SET EXERCISE: Search the listing below for the word "matplotlib" and copy each line that holds it.

DATA EXCERPT:
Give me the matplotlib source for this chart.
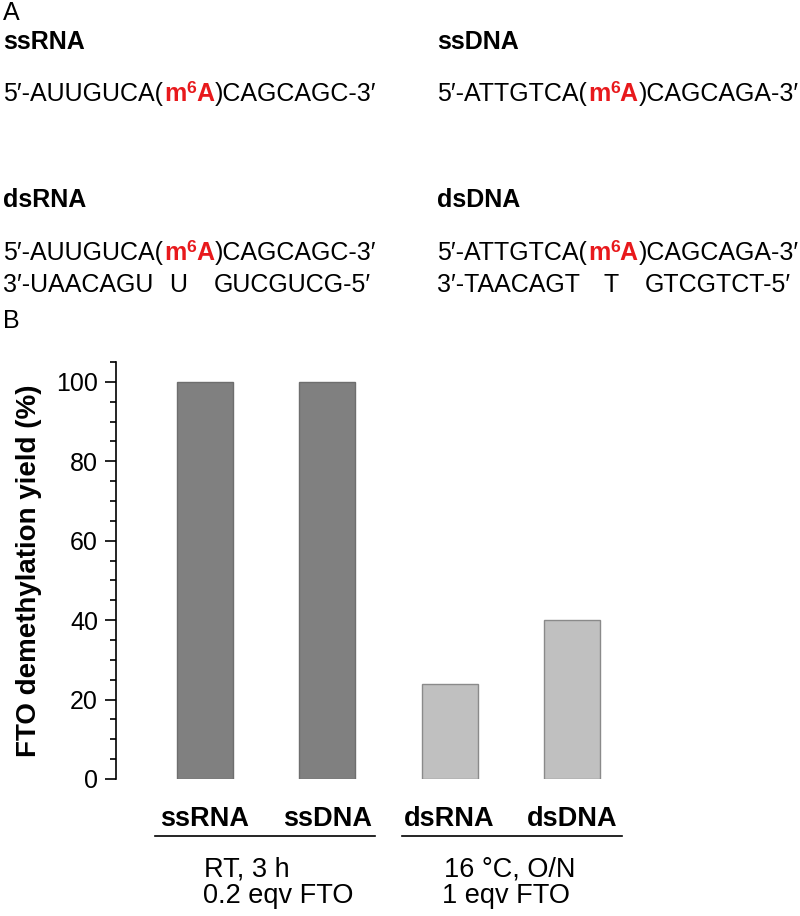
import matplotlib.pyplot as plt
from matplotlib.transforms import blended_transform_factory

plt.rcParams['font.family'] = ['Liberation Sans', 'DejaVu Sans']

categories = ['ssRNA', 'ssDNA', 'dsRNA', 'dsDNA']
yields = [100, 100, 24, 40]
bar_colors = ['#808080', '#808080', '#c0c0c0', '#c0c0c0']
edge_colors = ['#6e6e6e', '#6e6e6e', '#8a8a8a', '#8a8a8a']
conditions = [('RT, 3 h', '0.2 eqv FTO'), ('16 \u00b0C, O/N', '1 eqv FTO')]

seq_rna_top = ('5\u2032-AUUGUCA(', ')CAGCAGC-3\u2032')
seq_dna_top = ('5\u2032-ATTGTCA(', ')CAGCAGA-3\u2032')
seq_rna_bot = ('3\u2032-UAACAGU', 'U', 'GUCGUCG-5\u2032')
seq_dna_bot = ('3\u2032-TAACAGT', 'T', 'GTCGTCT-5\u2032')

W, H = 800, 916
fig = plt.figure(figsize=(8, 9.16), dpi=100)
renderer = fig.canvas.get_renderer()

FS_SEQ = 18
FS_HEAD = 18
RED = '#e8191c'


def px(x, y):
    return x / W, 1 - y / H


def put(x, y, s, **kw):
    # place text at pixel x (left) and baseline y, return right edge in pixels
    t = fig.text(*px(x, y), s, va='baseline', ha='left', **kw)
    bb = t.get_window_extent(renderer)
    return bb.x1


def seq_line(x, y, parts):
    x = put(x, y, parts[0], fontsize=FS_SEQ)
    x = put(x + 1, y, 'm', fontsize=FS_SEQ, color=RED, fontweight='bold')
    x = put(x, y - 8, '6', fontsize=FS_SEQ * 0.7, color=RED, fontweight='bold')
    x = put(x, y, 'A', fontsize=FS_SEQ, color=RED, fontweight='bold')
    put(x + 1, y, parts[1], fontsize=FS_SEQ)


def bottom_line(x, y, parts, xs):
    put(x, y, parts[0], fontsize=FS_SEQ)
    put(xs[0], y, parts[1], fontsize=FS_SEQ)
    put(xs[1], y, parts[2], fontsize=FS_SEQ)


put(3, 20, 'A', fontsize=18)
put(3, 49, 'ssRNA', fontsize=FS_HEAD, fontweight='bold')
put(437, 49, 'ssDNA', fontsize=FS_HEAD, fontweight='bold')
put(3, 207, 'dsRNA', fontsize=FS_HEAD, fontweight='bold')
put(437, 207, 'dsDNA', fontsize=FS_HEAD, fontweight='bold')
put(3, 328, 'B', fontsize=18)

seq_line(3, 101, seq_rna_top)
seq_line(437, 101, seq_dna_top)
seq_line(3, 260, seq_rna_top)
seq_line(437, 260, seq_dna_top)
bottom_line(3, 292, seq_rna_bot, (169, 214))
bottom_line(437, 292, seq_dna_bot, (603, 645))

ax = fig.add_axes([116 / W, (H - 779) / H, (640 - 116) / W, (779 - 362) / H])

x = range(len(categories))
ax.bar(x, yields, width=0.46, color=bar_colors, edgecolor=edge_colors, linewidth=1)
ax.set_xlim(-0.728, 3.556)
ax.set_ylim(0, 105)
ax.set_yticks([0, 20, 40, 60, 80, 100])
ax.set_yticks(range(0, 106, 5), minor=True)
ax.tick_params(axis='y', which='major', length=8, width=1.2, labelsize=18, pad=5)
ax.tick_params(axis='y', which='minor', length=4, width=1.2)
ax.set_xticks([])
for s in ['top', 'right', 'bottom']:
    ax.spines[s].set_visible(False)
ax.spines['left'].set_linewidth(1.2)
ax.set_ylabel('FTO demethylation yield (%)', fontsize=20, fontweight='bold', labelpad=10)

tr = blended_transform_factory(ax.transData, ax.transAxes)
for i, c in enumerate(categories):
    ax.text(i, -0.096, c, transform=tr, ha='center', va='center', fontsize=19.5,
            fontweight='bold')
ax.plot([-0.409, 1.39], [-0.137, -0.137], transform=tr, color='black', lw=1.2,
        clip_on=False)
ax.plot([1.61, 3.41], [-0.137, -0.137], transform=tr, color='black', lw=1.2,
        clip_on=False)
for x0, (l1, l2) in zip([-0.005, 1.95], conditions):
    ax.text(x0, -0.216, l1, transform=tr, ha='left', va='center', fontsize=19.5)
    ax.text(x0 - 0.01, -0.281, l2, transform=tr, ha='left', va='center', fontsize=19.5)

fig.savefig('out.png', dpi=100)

OUTPUT FOR THIS EXERCISE:
Give me the matplotlib source for this chart.
import matplotlib.pyplot as plt
from matplotlib.transforms import blended_transform_factory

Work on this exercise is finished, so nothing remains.